The book is truly dreadful. The writing is — and I say this as one who is rather fond of purple prose — ridiculously flowery and overdone. The characters are similarly so, and generally not very believable. The intense dialogue and heartfelt confessions make me giggle at their absurdity.
(I have to mention, as a side-note…the page I found the cover image on was a blog called “Book Reviews for teens, by teens”…and the reviewer had this to say about the book: “This book is a beautifully written story about love,family and hope. This book will have you hooked right from the beginning, and you’ll be turning the pages quite quickly to it’s conclusion. Though quite sad and realistic…” I don’t believe that anyone over the age of 20 will hold with this opinion of Andrews’ writing, but as an amusing contrasting viewpoint that, in all honesty, I mock, I wanted to share it with you.)

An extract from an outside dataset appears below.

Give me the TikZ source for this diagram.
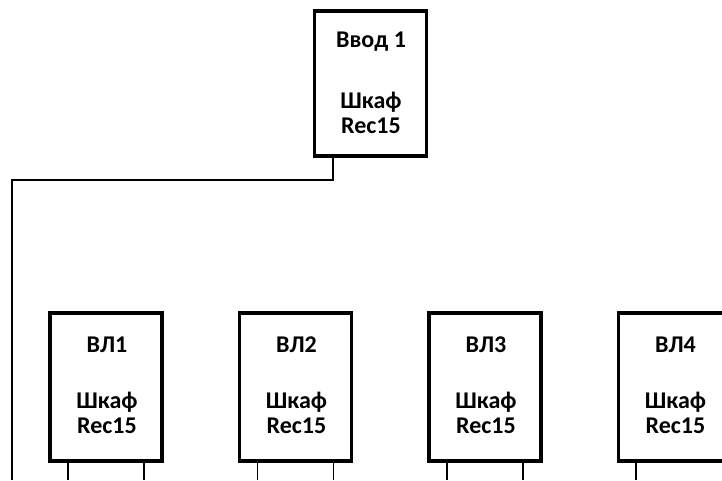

The skies are clear today and I expected warmer weather than we have been
subjected to over the past few chilly, rainy days. A glance at Weatherbug, however, suggests that is not the case, with temperatures in the high thirties and low forties. Ahh well. At least it’s not raining.
Edit: I trudged my way through to the very end, and FitA never got any better. I have no desire to pick up the rest of the series to find out what happens to the ill fated “Dresden Dolls”…but I do have a mild interest in hunting down the V.C. Andrews books I read as a teen to discover the magnitude of crappy writing that I overlooked in my innocent youth.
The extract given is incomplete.